Türkiye ekonomisinde endişe edilecek bir durumun söz konusu olmadığını söyleyen Yılmaz, "Ekonomimizin ulaştığı seviyede kurumları ile kuralları ile piyasanın derinliği ile hiçbirimizin korkmasına gerek olmayacak bir güçte olduğunu birlikte tespit ettik. Türk ekonomisinin bugünü de geleceği de hepimizin güven duyacağı bir seviyededir. Ekonomi ile ilgili kaygılarımız olmadığına göre, ekonomide sağladığımız bu itibarın aynı şekilde ülkemizin toplumsal yaşamında, demokrasisinde de sağlanması için gereken adımların atılması için görüşlerimizi ifade ettik" dedi.

Başbakan Erdoğan'ın Gezi Parkı olaylarının arkasında faiz lobisi olduğu yönündeki ifadelerinin anımsatılması üzerine Yılmaz, "Faiz lobisi ile ilgili kavramda sayın Başbakan'ın ekonomide ulaştığımız istikrarı tehlikeye düşürecek, piyasa ekonomisinin kural ve düzenin bozulmasına sebep olacak gelişmelerle ilgili kaygıları olabileceğini tespit ettik. Türkiye'de düzenleyici ve denetleyici kurumların ekonominin geleceği ile ilgili sağlam bir alt yapı olarak güvenebileceğimiz kurumlar olduğunu tespit ettik. Bu alanda bir eksiklik varsa bu kurumların bunu ele alacaklarını ifade ettim. Zannediyorum sayın Başbakan'ın bu konuyla ilgili kaygıları Türkiye'nin ekonomik istikrarının bozulmaması yönünde kaynaklandığını düşünüyorum" diye konuştu.

Erdoğan'ın Gezi Parkı olaylarının arkasında dış ve iç güçler olduğu yönündeki ifadelerinin hatırlatılması üzerine Yılmaz, kendisinin böyle bir bilgiye sahip olmadığını söyleyerek, bunun Türkiye'nin bir an önce, katılımcı demokrasiyle ve hukukun üstünlüğüyle çözülecek sorunları olduğunu görüyorum.
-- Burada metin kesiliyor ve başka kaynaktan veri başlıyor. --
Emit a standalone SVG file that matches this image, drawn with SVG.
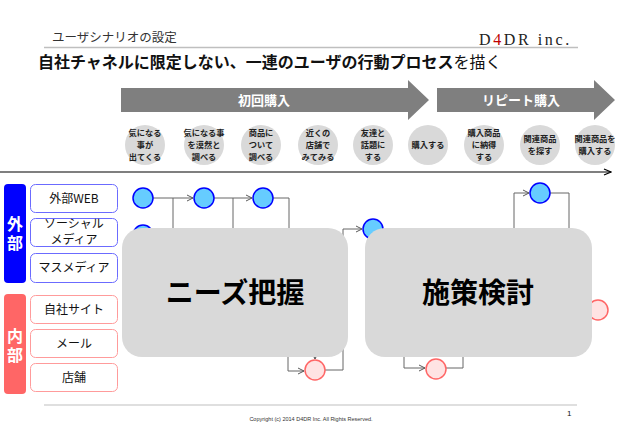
<svg xmlns="http://www.w3.org/2000/svg" width="620" height="429" viewBox="0 0 620 429">
<defs>
<marker id="open" markerWidth="8" markerHeight="8" refX="7" refY="4" orient="auto" markerUnits="userSpaceOnUse">
<polyline points="1,1 7,4 1,7" fill="none" stroke="#595959" stroke-width="1"/>
</marker>
<marker id="tl" markerWidth="10" markerHeight="8" refX="9" refY="4" orient="auto" markerUnits="userSpaceOnUse">
<polyline points="2,1 9,4 2,7" fill="none" stroke="#000" stroke-width="1.2"/>
</marker>
</defs>
<style>
.jp{font-family:"Noto Sans CJK JP","Noto Sans",sans-serif;}
.step{fill:#d9d9d9;}
.stxt{font-family:"Noto Sans CJK JP",sans-serif;font-size:8.2px;font-weight:bold;fill:#222;text-anchor:middle;}
.big{fill:#d9d9d9;}
.bigt{font-family:"Noto Sans CJK JP",sans-serif;font-size:28px;font-weight:bold;fill:#000;text-anchor:middle;}
.bc{fill:#66ccff;stroke:#0000ff;stroke-width:1.5;}
.rc{fill:#ffe3e3;stroke:#ff6666;stroke-width:1.5;}
.conn{fill:none;stroke:#666;stroke-width:1;}
.ext{fill:#fff;stroke:#6b6bff;stroke-width:1;}
.int{fill:#fff;stroke:#ff9b9b;stroke-width:1;}
.lt{font-family:"Noto Sans CJK JP",sans-serif;font-size:12px;fill:#111;text-anchor:middle;}
.vt{font-family:"Noto Sans CJK JP",sans-serif;font-size:16px;font-weight:bold;fill:#fff;text-anchor:middle;writing-mode:vertical-rl;letter-spacing:3px;}
.arr{fill:#7f7f7f;}
.arrt{font-family:"Noto Sans CJK JP",sans-serif;font-size:13px;font-weight:bold;fill:#fff;text-anchor:middle;}
</style>
<rect width="620" height="429" fill="#fff"/>

<!-- header -->
<g id="header">
<text x="52" y="42" class="jp" font-size="12.5" fill="#333">ユーザシナリオの設定</text>
<text x="479" y="45" font-family="Liberation Serif,serif" font-size="16" letter-spacing="2.6" fill="#222">D<tspan fill="#c00000">4</tspan>DR inc.</text>
<line x1="44" y1="47.5" x2="578" y2="47.5" stroke="#bfbfbf" stroke-width="1.5"/>
<text x="38" y="68" class="jp" font-size="16" fill="#111"><tspan font-weight="bold">自社チャネルに限定しない、一連のユーザの行動プロセス</tspan>を描く</text>
</g>

<!-- phase arrows -->
<g id="phase1">
<polygon class="arr" points="121,88 408,88 408,80 429,100 408,120 408,112 121,112"/>
<text x="264" y="105" class="arrt">初回購入</text>
</g>
<g id="phase2">
<polygon class="arr" points="437,88 594,88 594,80 615,100 594,120 594,112 437,112"/>
<text x="521" y="105" class="arrt">リピート購入</text>
</g>

<!-- steps -->
<g id="step1"><circle class="step" cx="145" cy="145" r="20"/><text class="stxt"><tspan x="145" y="136">気になる</tspan><tspan x="145" y="148">事が</tspan><tspan x="145" y="160">出てくる</tspan></text></g>
<g id="step2"><circle class="step" cx="204" cy="145" r="20"/><text class="stxt"><tspan x="204" y="136">気になる事</tspan><tspan x="204" y="148">を漠然と</tspan><tspan x="204" y="160">調べる</tspan></text></g>
<g id="step3"><circle class="step" cx="261" cy="145" r="20"/><text class="stxt"><tspan x="261" y="136">商品に</tspan><tspan x="261" y="148">ついて</tspan><tspan x="261" y="160">調べる</tspan></text></g>
<g id="step4"><circle class="step" cx="318" cy="145" r="20"/><text class="stxt"><tspan x="318" y="136">近くの</tspan><tspan x="318" y="148">店舗で</tspan><tspan x="318" y="160">みてみる</tspan></text></g>
<g id="step5"><circle class="step" cx="373" cy="145" r="20"/><text class="stxt"><tspan x="373" y="136">友達と</tspan><tspan x="373" y="148">話題に</tspan><tspan x="373" y="160">する</tspan></text></g>
<g id="step6"><circle class="step" cx="428" cy="145" r="20"/><text class="stxt" x="428" y="148">購入する</text></g>
<g id="step7"><circle class="step" cx="484" cy="145" r="20"/><text class="stxt"><tspan x="484" y="136">購入商品</tspan><tspan x="484" y="148">に納得</tspan><tspan x="484" y="160">する</tspan></text></g>
<g id="step8"><circle class="step" cx="540" cy="145" r="20"/><text class="stxt"><tspan x="540" y="142">関連商品</tspan><tspan x="540" y="154">を探す</tspan></text></g>
<g id="step9"><circle class="step" cx="595" cy="145" r="20"/><text class="stxt"><tspan x="595" y="142">関連商品を</tspan><tspan x="595" y="154">購入する</tspan></text></g>

<!-- timeline -->
<g id="timeline">
<line x1="0" y1="172" x2="611" y2="172" stroke="#000" stroke-width="1.2" marker-end="url(#tl)"/>
</g>

<!-- side labels -->
<g id="external">
<rect x="4" y="184" width="22" height="99" rx="4" fill="#0000ff"/>
<text x="15" y="235" class="vt">外部</text>
</g>
<g id="internal">
<rect x="4" y="294" width="22" height="100" rx="4" fill="#ff6666"/>
<text x="15" y="347" class="vt">内部</text>
</g>
<g id="web"><rect class="ext" x="30.5" y="184.5" width="87" height="28" rx="5"/><text x="74" y="203" class="lt">外部WEB</text></g>
<g id="social"><rect class="ext" x="30.5" y="218.5" width="87" height="28" rx="5"/><text class="lt" font-size="11.5"><tspan x="74" y="228">ソーシャル</tspan><tspan x="74" y="244">メディア</tspan></text></g>
<g id="mass"><rect class="ext" x="30.5" y="253.5" width="87" height="29" rx="5"/><text x="74" y="272" class="lt">マスメディア</text></g>
<g id="site"><rect class="int" x="30.5" y="295.5" width="87" height="28" rx="5"/><text x="74" y="314" class="lt">自社サイト</text></g>
<g id="mail"><rect class="int" x="30.5" y="329.5" width="87" height="28" rx="5"/><text x="74" y="348" class="lt">メール</text></g>
<g id="store"><rect class="int" x="30.5" y="363.5" width="87" height="28" rx="5"/><text x="74" y="382" class="lt">店舗</text></g>

<!-- connectors -->
<g id="connectors">
<line class="conn" x1="153" y1="198" x2="193" y2="198" marker-end="url(#open)"/>
<line class="conn" x1="173" y1="198" x2="173" y2="240"/>
<line class="conn" x1="214" y1="198" x2="252" y2="198" marker-end="url(#open)"/>
<line class="conn" x1="233" y1="198" x2="233" y2="240"/>
<polyline class="conn" points="273,198 289,198 289,240"/>
<polyline class="conn" points="343,245 343,229 362,229" marker-end="url(#open)"/>
<polyline class="conn" points="514,240 514,193 529,193" marker-end="url(#open)"/>
<polyline class="conn" points="550,193 569,193 569,240"/>
<polyline class="conn" points="288,345 288,371 304,371" marker-end="url(#open)"/>
<polyline class="conn" points="325,370 343,370 343,345"/>
<line class="conn" x1="315" y1="345" x2="315" y2="359" marker-end="url(#open)"/>
<polyline class="conn" points="404,345 404,368 425,368" marker-end="url(#open)"/>
<polyline class="conn" points="446,368 463,368 463,345"/>
</g>

<!-- touchpoint circles -->
<g id="tp-b1"><circle class="bc" cx="143" cy="198" r="10"/></g>
<g id="tp-b2"><circle class="bc" cx="204" cy="198" r="10"/></g>
<g id="tp-b3"><circle class="bc" cx="263" cy="198" r="10"/></g>
<g id="tp-b4"><circle class="bc" cx="143" cy="235" r="10"/></g>
<g id="tp-b5"><circle class="bc" cx="373" cy="229" r="10"/></g>
<g id="tp-b6"><circle class="bc" cx="540" cy="193" r="10"/></g>
<g id="tp-r1"><circle class="rc" cx="315" cy="370" r="10"/></g>
<g id="tp-r2"><circle class="rc" cx="436" cy="369" r="10"/></g>
<g id="tp-r3"><circle class="rc" cx="598" cy="310" r="10"/></g>

<!-- overlay boxes -->
<g id="needs">
<rect class="big" x="122" y="228" width="226" height="129" rx="20"/>
<text x="235" y="303" class="bigt">ニーズ把握</text>
</g>
<g id="measures">
<rect class="big" x="365" y="228" width="227" height="129" rx="20"/>
<text x="478" y="303" class="bigt">施策検討</text>
</g>

<!-- footer -->
<g id="footer">
<line x1="44" y1="405" x2="577" y2="405" stroke="#bfbfbf" stroke-width="1"/>
<text x="311" y="421" font-family="Liberation Sans,sans-serif" font-size="5.5" fill="#333" text-anchor="middle">Copyright (c) 2014 D4DR Inc. All Rights Reserved.</text>
<text x="567" y="416" font-family="Liberation Sans,sans-serif" font-size="8" fill="#111">1</text>
</g>
</svg>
Demokratik standartlarımızı yükselttikçe, tabii ki Türkiye'nin sorunlarını çözeriz. Dışarıdan da bir etki olacaksa o etkilerin amacına ulaşamamasını sağlarız. Kendi demokratik standartlarımızı yükseltmek, kendi demokrasimizi geliştirmek bizi güçlendirir. Dış bir etki varsa o etkileri de etkisizleştirir. Biz bütün bu olaylara, Türkiye'de toplumun demokratik katılım kanallarından ülkesini, şehrinin meselelerine sahip çıkmanın ötesinde bir yere gitmesine sıcak bakmıyoruz. Yani yakıp, yıkmak, kırmak, dökmek. Arınmaya çalıştığımız şiddet ve terör geri gelmemeli. Bunları tabiki kınıyoruz benimsemiyoruz. Tabi toplumun katılımcı iradesine de engel olmamalı. Bireylerin daha güçlendiği, devlet-birey ilişkisinde bireyin öne çıktığı bir düzenlemeden yana olduğumuzu belirtmek isterim. Ekonominin, refahın, geleceğin güvencesi bu olacak"ifadelerini kullandı.

Gezi Parkı eylemlerine destek vermeyen kuruluşların boykot edildiği yönünde bir durumun söz konusu olmadığını vurgulayan Yılmaz, bu konunun ele alınabilecek bir durum olmadığını aktardı.